We each have our own special work to do and He expects us to do it and do it with excellence!
it helps the other parts grow
What a gift! Can anything greater be said of a man than that he helps others grow? No. Here is a promise, a result, worth working toward!
And, to consider this from the other side, if this member of Christ’s body chooses not to be under His direction, not to fit in his assigned spot perfectly, not to do the special work God has assigned specifically to him, then he will inevitably hinder the other parts in their growth.
How much better it is to do what we know to do and do it in the way God intends!
so that the whole body is healthy
This is one third of what should be our goal, and is God’s goal, for the body of Christ—that we as the body be healthy and growing and full of love.
Unfortunately, though many individual churches are healthy, this cannot be said of the church as a whole, at least not here in the United States. Many churches have experienced splits and too often church members are not surprised when they learn of other members’ immorality. One can also find church buildings for sale in this nation that are available for purchase not because the churches have grown too large for them, but rather because they’ve died.

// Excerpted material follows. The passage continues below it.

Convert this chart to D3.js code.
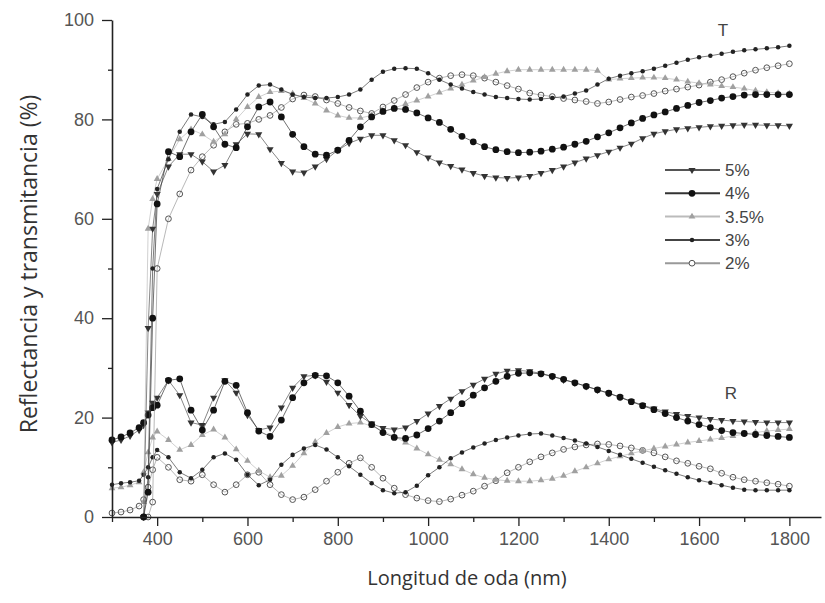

Obviously, if the church as a whole is not healthy, it is also not growing. I was somewhat surprised at one point, though I wasn’t too very shocked, to hear my pastor say in a sermon that the church in the U.S. has not grown since the 1970s. If this is true, something is obviously wrong.
and full of love
This, perhaps, is the saddest thing of all. God is love; you would think that His church would necessarily be full of love, but in how many churches will you find no gossip, no murmuring, no backbiting, no complaining… If a church is truly full of love, there is no room for these things.
So we, the body, fail the test. We are not fitted together perfectly, with each part doing its own special work. Why?
Because too many of us have never learned the difference between being a volunteer and being a called out, chosen one—the difference between one who casually offers, “I’ll do it,” knowing he has the option of quitting later, and the one who answers the call of his Lord, fully prepared to do anything and everything he is told to do. If the church is to be healthy, to grow and to be full of love, we as individuals must grow up first, moving beyond “I’m only a volunteer!” and into “I am a called out child of God who will fulfill my destiny!”